USDA’s crop production and yield estimates declined from Aug. 1 to Sept. 1 as adverse weather conditions took the top end off corn and soybean potential.
The Ag Department projects a U.S. corn crop of 14.9 billion bushels, down 2% from the August estimate, with an average yield of 178.5 bushels per acre (down 3.3 bushels).
Soybean production this harvest looks to be 4.31 billion bushels nationwide, down 3% from the August estimate, with an average yield at a record 51.9 bushels per acre, down 1.4 bushels from the previous forecast.
“This report was quiet. There’s not a lot of fresh news,” Karl Setzer, AgriVisor commodity risk analyst, told the RFD Radio Network. “The trade dialed this in as far as the estimates.”
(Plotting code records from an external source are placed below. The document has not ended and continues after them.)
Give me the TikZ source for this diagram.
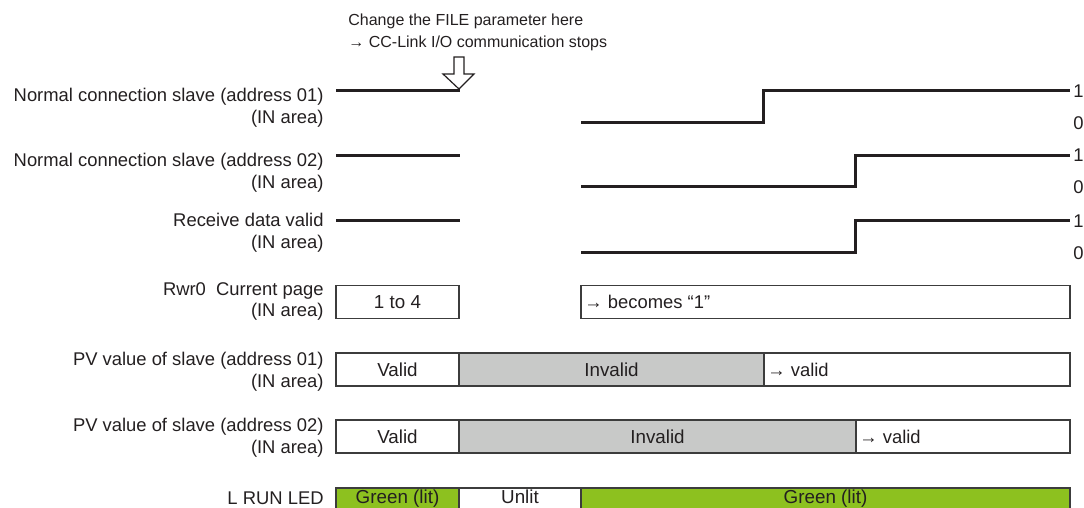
\documentclass[tikz,border=0pt]{standalone}
\usepackage{fontspec}
\setmainfont{Liberation Sans}
\usetikzlibrary{positioning,calc}
\definecolor{TextClr}{RGB}{35,31,32}
\definecolor{LitClr}{RGB}{141,193,31}
\definecolor{InvalidClr}{RGB}{200,201,200}
\definecolor{EdgeClr}{RGB}{60,60,60}

\tikzset{
  sig/.style={line width=1.5pt,color=TextClr},
  lbl/.style={anchor=east,align=right,inner sep=0pt,text=TextClr,
    font=\fontsize{9.2}{10.8}\selectfont},
  cell/.style={draw=EdgeClr,line width=0.6pt,anchor=north west,minimum height=16.5pt,
    inner sep=0pt,outer sep=0pt,text height=6.8pt,text depth=0pt,text=TextClr,
    font=\fontsize{9.4}{11}\selectfont},
  ledcell/.style={cell,minimum height=11.5pt,text depth=3pt},
  lvl/.style={anchor=west,inner sep=0pt,text=TextClr,font=\fontsize{9.2}{11}\selectfont},
}

\begin{document}
\begin{tikzpicture}[x=0.5pt,y=-0.5pt]
\useasboundingbox (0,0) rectangle (1084,508);
\clip (0,0) rectangle (1084,508);

% note and hollow arrow
\node[anchor=west,align=left,inner sep=0pt,text=TextClr,font=\fontsize{8}{11}\selectfont]
  (note) at (348,32) {Change the FILE parameter here\\→ CC-Link I/O communication stops};
\coordinate (stop) at (459,89);
\draw[line width=0.6pt,draw=TextClr,fill=white] (stop) -- ++(-16,-15) -- ++(11,0) -- ++(0,-17)
  -- ++(10,0) -- ++(0,17) -- ++(10,0) -- cycle;

% signal rows
\foreach \hi/\lo/\st/\nm in {91/123/763/a,155.5/187/855/b,221/253/855/c}{
  \draw[sig] (336,\hi) -- (460,\hi);
  \draw[sig] (581,\lo) -- (\st,\lo) -- (\st,\hi) -- (1070,\hi);
  \node[lvl] (one\nm) at (1073,\hi) {1};
  \node[lvl] (zero\nm) at (1073,\lo) {0};
}

\node[lbl] (lblSlaveA) at (324,108) {Normal connection slave (address 01)\\(IN area)};
\node[lbl] (lblSlaveB) at (324,173) {Normal connection slave (address 02)\\(IN area)};
\node[lbl] (lblRecv) at (324,232.5) {Receive data valid\\(IN area)};
\node[lbl] (lblPage) at (324,301.5) {Rwr0~~Current page\\(IN area)};
\node[lbl] (lblPvA) at (324,371.5) {PV value of slave (address 01)\\(IN area)};
\node[lbl] (lblPvB) at (324,437.5) {PV value of slave (address 02)\\(IN area)};
\node[lbl] (lblLed) at (324,498) {L RUN LED};

% current page
\node[cell,minimum width=61.5pt] (pageOld) at (336,285.5) {1 to 4};
\node[cell,minimum width=244.5pt] (pageNew) at (581,285.5) {};
\node[lvl] at ($(pageNew.west)+(3,0)$) {→ becomes “1”};

% PV values
\node[cell,minimum width=61.5pt] (pvAok) at (336,353) {Valid};
\node[cell,minimum width=152.5pt,fill=InvalidClr] (pvAbad) at (459,353) {Invalid};
\node[cell,minimum width=153pt] (pvAnew) at (764,353) {};
\node[lvl] at ($(pvAnew.west)+(3,0)$) {→ valid};

\node[cell,minimum width=61.5pt] (pvBok) at (336,420) {Valid};
\node[cell,minimum width=198.5pt,fill=InvalidClr] (pvBbad) at (459,420) {Invalid};
\node[cell,minimum width=107pt] (pvBnew) at (856,420) {};
\node[lvl] at ($(pvBnew.west)+(3,0)$) {→ valid};

% L RUN LED
\node[ledcell,minimum width=61.5pt,fill=LitClr] (ledA) at (336,488) {Green (lit)};
\node[ledcell,minimum width=61pt] (ledB) at (459,488) {Unlit};
\node[ledcell,minimum width=244.5pt,fill=LitClr] (ledC) at (581,488) {Green (lit)};

\end{tikzpicture}
\end{document}
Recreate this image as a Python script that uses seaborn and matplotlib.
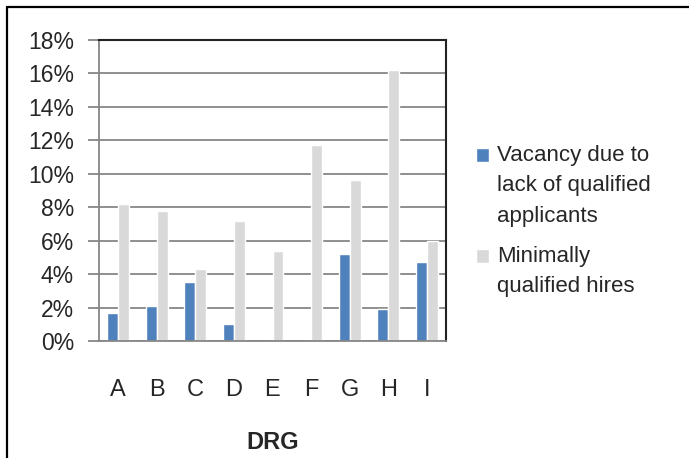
import numpy as np
import pandas as pd
import seaborn as sns
from matplotlib import pyplot as plt
from matplotlib.lines import Line2D
from matplotlib.patches import Rectangle
from matplotlib.legend_handler import HandlerPatch
from matplotlib.ticker import FuncFormatter, MultipleLocator, FixedLocator

drg = ['A', 'B', 'C', 'D', 'E', 'F', 'G', 'H', 'I']
vacancy = [1.7, 2.1, 3.5, 1.0, 0.0, 0.0, 5.2, 1.9, 4.7]
minimal = [8.2, 7.8, 4.3, 7.2, 5.4, 11.7, 9.6, 16.2, 6.0]
series = ['Vacancy due to\nlack of qualified\napplicants', 'Minimally\nqualified hires']
colors = ['#4F81BD', '#D9D9D9']

df = pd.DataFrame({
    'DRG': drg * 2,
    'value': vacancy + minimal,
    'series': [series[0]] * len(drg) + [series[1]] * len(drg),
})

sns.set_style('white')
plt.rcParams['font.family'] = ['Liberation Sans Narrow', 'Liberation Sans', 'DejaVu Sans']

fig = plt.figure(figsize=(6.89, 4.58), dpi=100)
ax = fig.add_axes([99 / 689, 1 - 341 / 458, (446 - 99) / 689, (341 - 40) / 458])

sns.barplot(data=df, x='DRG', y='value', hue='series', palette=colors,
            width=0.57, gap=0, saturation=1, ax=ax, legend=True)

ax.set_ylim(0, 18)
ax.set_xlim(-0.5, len(drg) - 0.5)
ax.yaxis.set_major_locator(MultipleLocator(2))
ax.yaxis.set_major_formatter(FuncFormatter(lambda v, p: f'{v:.0f}%'))
ax.grid(axis='y', color='#868686', linewidth=1.3)
ax.set_axisbelow(True)

# ticks between categories on x, outward ticks on y
ax.xaxis.set_minor_locator(FixedLocator(np.arange(-0.5, len(drg), 1.0)))
ax.tick_params(axis='x', which='major', length=0, labelsize=17, pad=27)
ax.tick_params(axis='x', which='minor', length=7, width=1.3, color='#868686', direction='out')
ax.tick_params(axis='y', length=8, width=1.3, color='#868686', direction='out',
               labelsize=16.5, pad=10, left=True)

for side in ['left', 'bottom']:
    ax.spines[side].set_color('#868686')
    ax.spines[side].set_linewidth(1.3)
for side in ['top', 'right']:
    ax.spines[side].set_color('#222222')
    ax.spines[side].set_linewidth(1.5)

ax.set_ylabel('')
ax.set_xlabel('DRG', fontsize=17, fontweight='bold', labelpad=22)


def top_square(lift):
    # put the legend square next to the first line of a multi-line label
    def make(legend, orig_handle, xdescent, ydescent, width, height, fontsize):
        return Rectangle((-xdescent, -ydescent + lift), width, height)
    return make


handles, labels = ax.get_legend_handles_labels()
step = 31 * 72 / 100
hmap = {h: HandlerPatch(patch_func=top_square(step * (lab.count('\n')) / 2))
        for h, lab in zip(handles, labels)}
leg = ax.legend(handles, labels, loc='center left', bbox_to_anchor=(467 / 689, 1 - 221 / 458),
                bbox_transform=fig.transFigure, frameon=False, fontsize=16,
                handlelength=0.6, handleheight=0.6, handletextpad=0.35,
                labelspacing=0.85, borderaxespad=0, handler_map=hmap)
for t in leg.get_texts():
    t.set_linespacing(1.58)

# outer frame lines (top and left only)
fig.add_artist(Line2D([7 / 689, 1], [1 - 7 / 458, 1 - 7 / 458], color='black',
                      linewidth=1.6, transform=fig.transFigure))
fig.add_artist(Line2D([7 / 689, 7 / 689], [0, 1 - 7 / 458], color='black',
                      linewidth=1.6, transform=fig.transFigure))

plt.savefig('out.png', dpi=100)
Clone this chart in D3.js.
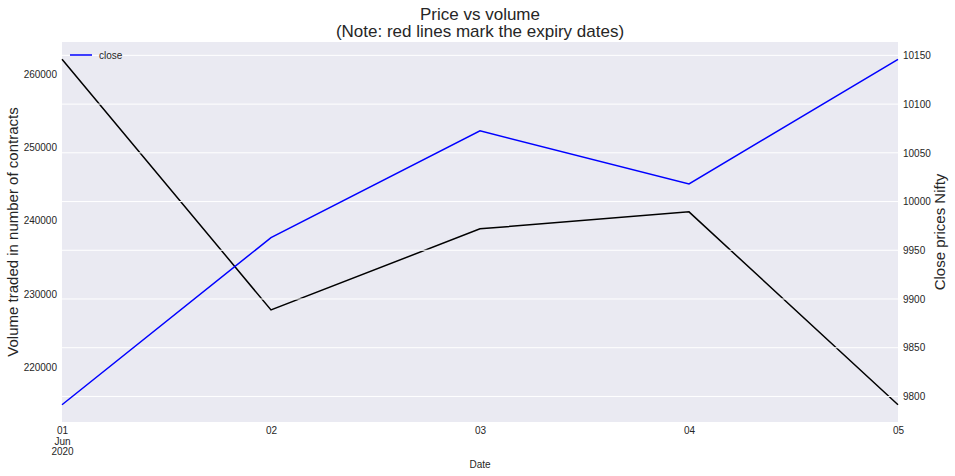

Corn yield estimates declined in the “I” states compared to August estimates by 4 bushels per acre in Illinois, to 203 bushels, 11 bushels in Iowa (191) and 2 bushels in Indiana (186). This month’s soybean yield estimates declined by 2 bushels in Illinois, to 62 bushels per acre, 4 bushels in Iowa (54) and 1 bushel in Indiana (60).
“The 191-bushel yield in Iowa was a littler higher than the trade expected (in light of extensive wind damage and severe drought issues),” Setzer said. “That might be the only surprise on the corn side.”
The combination of reduced crop output and solid demand provided support for the markets heading into the thick of harvest.
USDA cut its estimate of corn ending stocks by 253 million bushels to 2.5 billion bushels. A 100-million bushel boost in exports was offset by a 100-million drop in ethanol use, but supply fell more than use, overall.
“Globally, we have a 306.8 million metric ton carryout expected (for corn). That’s close to 5 million metric tons less than the trade was expecting and almost 11 million metric tons below the August forecast,” Setzer said. “That’s giving us support.”
USDA raised its season-average price estimate for corn by 40 cents to $3.50 per bushel.
Meanwhile, USDA left its estimates of soybean crush and exports unchanged. But, the expected drop in production pushed soy ending stocks to 460 million bushels, down 150 million bushels from the previous forecast.
“Soybean ending stocks will be the big question,” Setzer said. “The 460 million bushel (estimate) was 9 million less than the trade expected.”
USDA subsequently raised its season-average price estimate for beans to $9.25 per bushel, up from $8.35 last month.
The season-average price for wheat remains unchanged at $4.50 per bushel.